╭──

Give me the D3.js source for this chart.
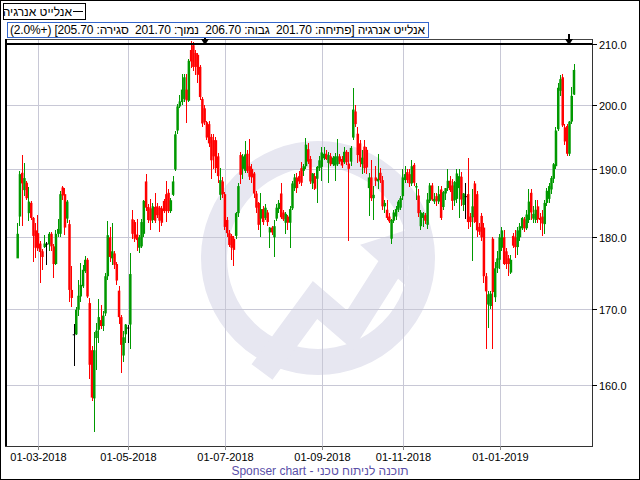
<!DOCTYPE html>
<html><head><meta charset="utf-8">
<script src="https://cdn.jsdelivr.net/npm/d3@7"></script>
<style>body{margin:0;background:#fff}svg{display:block}</style>
</head><body>
<svg id="c" width="640" height="480"></svg>
<script>
const open=[177.0,183.0,189.5,186.9,188.0,183.5,185.0,182.8,181.0,180.6,179.1,178.0,178.6,179.1,179.0,180.5,178.7,176.2,180.5,180.5,187.3,186.3,182.7,181.9,172.6,166.6,166.6,169.9,171.7,173.1,175.2,176.8,170.8,164.5,158.3,166.1,167.2,168.5,167.7,169.4,174.5,180.0,177.0,177.7,176.2,172.5,168.9,163.8,166.6,167.5,167.9,182.6,182.2,180.4,178.5,178.7,180.5,188.2,184.4,184.2,182.5,184.4,184.5,184.3,184.2,185.3,186.3,186.5,183.8,186.2,190.0,196.0,199.8,200.5,201.0,202.5,200.7,209.0,209.8,208.5,208.2,206.2,201.0,199.5,197.3,197.0,195.0,194.5,194.5,192.0,186.2,188.2,186.3,182.5,180.6,180.2,179.8,180.2,183.5,192.2,190.1,189.8,192.4,190.5,190.1,189.4,186.4,185.0,182.7,184.1,182.8,183.6,180.7,181.4,180.0,182.7,184.1,186.4,183.6,182.1,183.0,182.1,184.2,187.2,188.8,189.0,190.2,189.8,190.5,193.1,191.6,187.9,189.0,188.6,190.2,190.4,191.7,192.4,191.0,192.0,190.8,190.6,190.8,192.0,191.6,191.1,192.7,190.9,191.2,194.9,199.0,195.5,194.0,190.8,193.5,193.0,187.2,188.8,185.7,188.8,188.2,189.5,188.4,184.5,184.0,183.0,179.8,182.4,183.0,184.0,184.3,186.0,188.4,189.6,189.3,187.9,190.7,187.3,186.1,181.6,182.8,183.2,181.8,185.3,187.6,185.2,186.0,185.2,187.0,184.4,186.4,187.2,188.3,187.6,185.4,185.6,187.2,188.9,184.7,186.0,186.3,183.0,182.9,187.9,186.3,181.5,183.1,181.4,174.5,170.6,170.4,179.8,171.6,175.6,176.8,178.5,180.0,178.0,177.0,175.0,180.2,180.0,178.6,180.0,181.3,182.6,181.3,182.5,186.5,182.7,182.5,184.5,182.8,183.0,181.9,185.0,185.6,187.0,188.6,190.5,196.2,202.3,204.5,196.5,196.7,192.4,197.4,201.7];
const high=[182.1,189.8,192.2,191.0,188.3,187.3,185.3,183.0,182.0,183.2,179.5,178.3,180.3,179.3,180.8,180.8,179.0,181.0,182.6,186.8,187.5,187.2,185.4,182.5,175.9,168.0,170.3,174.0,176.4,176.0,177.3,177.0,171.5,165.0,166.9,168.1,171.3,170.5,169.7,175.0,182.3,181.5,182.1,178.0,176.5,173.2,169.2,167.0,168.0,167.8,177.7,184.0,182.5,182.6,180.3,182.6,185.5,189.3,184.8,185.6,185.0,186.4,185.0,184.6,184.5,185.6,188.2,187.0,185.8,189.0,196.0,200.2,201.6,205.0,205.0,205.0,207.5,210.5,210.3,209.0,208.5,206.5,201.3,200.0,197.5,197.5,195.5,195.5,195.0,192.5,190.2,188.8,186.6,183.0,181.0,180.5,180.2,183.7,188.0,192.6,192.3,194.4,193.0,194.6,190.8,189.6,186.8,185.2,186.4,184.5,184.8,184.0,181.5,181.6,182.5,184.8,185.5,188.0,184.0,183.6,183.3,184.5,188.2,189.3,189.5,189.8,191.2,190.8,194.8,194.0,192.0,189.5,189.5,190.5,192.0,193.4,193.5,193.0,192.6,192.5,192.0,192.5,194.7,192.3,192.0,193.5,193.0,192.6,193.6,202.7,200.0,196.5,194.5,193.0,194.5,193.5,189.5,191.5,187.5,190.5,192.3,190.2,189.0,185.5,185.5,183.5,182.7,184.0,184.5,185.5,186.0,190.0,190.5,190.0,190.0,191.5,191.0,188.0,187.0,183.9,183.7,183.5,186.5,188.0,188.0,186.4,186.5,187.5,187.5,186.8,187.2,190.0,189.0,188.5,188.3,190.1,190.0,189.6,186.4,188.0,191.8,183.5,187.0,188.2,186.8,182.0,183.5,182.0,175.0,172.4,172.5,180.0,176.5,178.0,180.5,181.5,181.0,178.5,177.5,177.5,180.6,181.0,181.5,182.0,183.0,183.0,184.0,187.0,187.0,184.5,185.5,185.5,183.5,184.0,185.5,187.2,188.0,189.0,191.0,196.5,203.5,204.9,205.0,197.0,197.0,197.5,203.0,206.7];
const low=[177.0,181.6,181.6,186.0,185.5,182.4,182.5,176.5,177.0,178.0,173.5,175.4,178.4,176.0,178.0,178.0,174.2,176.0,180.0,180.0,185.5,180.3,182.0,171.0,170.3,162.5,166.5,169.0,171.0,172.8,175.0,171.5,160.8,158.0,154.1,161.9,165.4,167.3,167.0,169.0,174.0,176.5,176.0,175.5,173.3,168.0,161.6,163.0,165.5,165.5,164.6,179.8,179.3,178.0,177.8,178.5,180.0,183.8,182.0,181.0,182.0,182.0,182.8,180.8,181.6,183.5,182.2,183.5,183.5,186.0,189.8,195.5,199.5,200.0,200.5,197.2,200.5,206.0,205.5,204.9,203.5,200.8,196.5,196.8,194.5,193.5,188.6,190.0,189.5,188.0,185.5,185.8,181.0,180.0,178.6,176.8,175.9,179.8,183.0,187.8,188.5,189.5,189.5,188.4,188.0,185.8,183.5,181.0,180.0,181.8,182.5,181.7,178.5,180.3,177.2,182.3,183.5,182.7,182.4,180.5,181.0,178.5,184.0,186.8,186.5,187.8,187.5,189.0,190.0,190.8,187.8,187.0,186.9,185.0,189.8,188.3,191.5,191.5,188.0,190.5,190.5,188.3,190.5,190.9,190.3,190.8,190.7,179.4,190.5,194.5,196.5,191.0,190.4,189.3,189.5,189.3,183.1,185.3,182.5,187.5,187.0,188.0,184.0,183.5,182.5,182.0,179.0,182.0,182.5,183.6,184.0,185.5,188.0,188.0,187.3,187.5,187.5,185.5,183.0,181.0,181.5,181.9,181.2,185.0,185.3,184.8,184.5,184.8,182.5,184.0,185.5,186.8,186.6,184.0,184.5,185.0,182.8,184.5,183.8,182.7,181.2,181.5,176.6,182.0,180.0,180.3,179.5,173.6,164.7,167.4,170.0,164.7,171.0,175.0,175.5,178.0,176.0,175.5,174.5,174.8,178.5,177.0,177.5,179.5,181.0,180.8,181.0,182.0,182.5,182.0,182.0,182.0,181.0,180.2,180.5,184.5,185.0,186.3,188.0,190.0,196.0,201.5,196.5,193.8,192.0,192.0,197.0,201.7];
const close=[180.5,189.3,187.9,188.7,185.7,185.2,182.8,180.2,178.5,178.4,177.9,177.2,179.1,179.1,180.5,178.7,176.2,180.5,181.2,186.3,186.1,181.4,185.2,172.6,171.5,166.6,169.9,171.8,173.3,175.4,176.8,171.7,162.6,158.4,164.5,167.1,168.9,167.7,169.1,174.5,180.3,177.2,178.0,176.1,173.9,168.9,165.2,166.2,167.9,167.5,174.8,180.5,179.8,179.6,180.0,182.2,185.3,184.3,182.5,182.4,184.5,182.4,183.2,182.4,182.1,183.8,183.8,183.8,185.4,188.2,195.4,199.8,200.6,202.5,204.5,200.8,207.2,207.1,206.2,206.2,204.9,201.3,197.1,197.3,194.9,194.0,191.4,192.0,190.2,189.0,188.4,186.3,181.5,180.6,178.9,178.5,178.2,183.5,187.5,189.2,192.0,192.3,189.8,188.9,188.8,186.4,184.3,181.8,184.1,182.2,184.3,182.2,181.4,180.7,181.6,184.3,185.0,182.9,182.6,183.4,182.1,184.1,187.9,188.8,187.2,188.2,188.0,190.5,193.8,191.2,188.2,189.4,187.1,190.4,191.4,192.6,192.4,191.6,192.2,190.8,191.8,192.0,192.0,191.2,190.6,192.7,191.1,190.1,193.3,199.3,197.0,192.2,191.2,191.8,190.2,190.3,188.8,185.7,186.2,188.3,188.6,188.4,184.5,185.0,182.8,182.3,182.5,183.6,184.1,185.2,185.7,188.8,189.3,188.4,187.9,190.5,188.0,187.5,183.5,183.6,183.5,182.4,185.5,187.6,185.5,185.6,185.3,186.3,182.8,186.6,187.2,188.3,186.9,185.3,188.1,189.4,189.0,185.5,186.4,186.0,182.2,182.2,184.5,182.2,181.0,180.8,180.0,174.5,172.4,172.0,172.1,172.3,175.6,177.0,180.0,181.0,176.2,176.2,176.2,176.8,178.8,178.6,181.0,181.6,182.8,181.3,183.3,185.2,183.6,183.4,184.0,182.6,182.5,182.0,185.0,186.8,187.5,188.7,190.8,196.0,202.8,204.2,196.8,194.3,192.4,197.4,201.5,205.7];
const dateTickIndex=[9,49,92,135,171,214];
const dateTickLabels=["01-03-2018","01-05-2018","01-07-2018","01-09-2018","01-11-2018","01-01-2019"];
const priceTicks=[160,170,180,190,200,210];
const signalIndex=[83,245];
const seriesName="אנלייט אנרגיה";
const infoText="אנלייט אנרגיה [פתיחה: 201.70  גבוה: 206.70  נמוך: 201.70  סגירה: 205.70] (+2.0%)";
const footerText="תוכנה לניתוח טכני - Sponser chart";

const svg=d3.select("#c");
const W=640,H=480;
const L=5,R=592,T=39,B=446;
const n=open.length;
const x=d3.scaleLinear().domain([0,n-1]).range([17.7,574]);
const y=d3.scaleLog().domain([152.4,210]).range([B,44]);
const font="'Liberation Sans', Arial, sans-serif";

svg.append("rect").attr("x",0.5).attr("y",0.5).attr("width",W-1).attr("height",H-1).attr("fill","#fff").attr("stroke","#000");

// watermark
const wmc="#e7e7f1";
const wm=svg.append("g").attr("fill","none").attr("stroke",wmc);
wm.append("circle").attr("cx",318).attr("cy",258).attr("r",104).attr("stroke-width",26);
wm.append("path").attr("d","M262,372 L315,300 L350,330 L392,264").attr("stroke-width",26).attr("stroke-linejoin","miter");
wm.append("path").attr("d","M366,246 L410,232 L404,280 Z").attr("fill",wmc).attr("stroke-width",6);

// grid
const grid=svg.append("g").attr("stroke","#c8c8d6").attr("stroke-width",1).attr("shape-rendering","crispEdges");
priceTicks.filter(v=>v<210).forEach(v=>{
  grid.append("line").attr("x1",L).attr("x2",R).attr("y1",Math.round(y(v))+0.5).attr("y2",Math.round(y(v))+0.5);
});
dateTickIndex.forEach(i=>{
  const xx=Math.round(x(i))+0.5;
  grid.append("line").attr("x1",xx).attr("x2",xx).attr("y1",T).attr("y2",B);
});

// candles
const cg=svg.append("g");
d3.range(n).forEach(i=>{
  const o=open[i],c=close[i],h=high[i],l=low[i];
  const col=c>o?"#009900":(c<o?"#ff0000":"#000000");
  const cx=x(i);
  const wx=Math.floor(cx)+0.5;
  cg.append("line").attr("x1",wx).attr("x2",wx).attr("y1",y(h)).attr("y2",y(l)).attr("stroke",col).attr("stroke-width",1).attr("shape-rendering","crispEdges");
  const yt=y(Math.max(o,c)),yb=y(Math.min(o,c));
  cg.append("rect").attr("x",cx-1.25).attr("y",yt).attr("width",2.5).attr("height",Math.max(1,yb-yt)).attr("fill",col);
});

// 210 line
svg.append("line").attr("x1",L).attr("x2",R).attr("y1",y(210)).attr("y2",y(210)).attr("stroke","#000").attr("stroke-width",2);

// frame
const fr=svg.append("g").attr("shape-rendering","crispEdges");
fr.append("line").attr("x1",L).attr("x2",R).attr("y1",T+0.5).attr("y2",T+0.5).attr("stroke","#444");
fr.append("line").attr("x1",L).attr("x2",R+1).attr("y1",B+0.5).attr("y2",B+0.5).attr("stroke","#333");
fr.append("line").attr("x1",L+0.5).attr("x2",L+0.5).attr("y1",T).attr("y2",B).attr("stroke","#000").attr("stroke-width",2);
fr.append("line").attr("x1",R+0.5).attr("x2",R+0.5).attr("y1",T).attr("y2",B+1).attr("stroke","#333");

// y axis labels
const ya=svg.append("g");
priceTicks.forEach(v=>{
  const yy=Math.round(y(v))+0.5;
  ya.append("line").attr("x1",R).attr("x2",R+5).attr("y1",yy).attr("y2",yy).attr("stroke","#000").attr("shape-rendering","crispEdges");
  ya.append("text").attr("x",R+7).attr("y",yy+4).attr("font-family",font).attr("font-size",11).text(v.toFixed(1));
});

// x axis labels
const xa=svg.append("g");
dateTickIndex.forEach((i,k)=>{
  const xx=Math.round(x(i))+0.5;
  xa.append("line").attr("x1",xx).attr("x2",xx).attr("y1",B).attr("y2",B+4).attr("stroke","#888").attr("shape-rendering","crispEdges");
  xa.append("text").attr("x",xx).attr("y",B+15).attr("text-anchor","middle").attr("font-family",font).attr("font-size",11).text(dateTickLabels[k]);
});

// signal arrows
signalIndex.forEach(i=>{
  const cx=Math.round(x(i));
  svg.append("path").attr("d",`M${cx-1},34 L${cx+1},34 L${cx+1},39 L${cx+4},39 L${cx},45 L${cx-4},39 L${cx-1},39 Z`).attr("fill","#000");
});

// legend box
svg.append("rect").attr("x",3.5).attr("y",3.5).attr("width",82).attr("height",16).attr("fill","#fff").attr("stroke","#000");
svg.append("text").attr("x",72).attr("y",16).attr("text-anchor","end").attr("font-family",font).attr("font-size",12).text(seriesName);
svg.append("line").attr("x1",73).attr("x2",83).attr("y1",11.5).attr("y2",11.5).attr("stroke","#000");

// info box
svg.append("rect").attr("x",7.5).attr("y",22.5).attr("width",421).attr("height",15).attr("fill","#fff").attr("stroke","#3366cc");
svg.append("text").attr("x",425).attr("y",34).attr("direction","rtl").attr("text-anchor","start")
  .attr("font-family",font).attr("font-size",12).style("white-space","pre")
  .attr("textLength",415).attr("lengthAdjust","spacing").text(infoText);

// footer
svg.append("text").attr("x",320).attr("y",475).attr("text-anchor","middle").attr("direction","rtl").attr("font-family",font).attr("font-size",12).attr("fill","#5a4fa8").text(footerText);
</script>
</body></html>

╰──

## Request
Your answer should be a single number: how many lines in the data above include "chart"?

## Complete output
2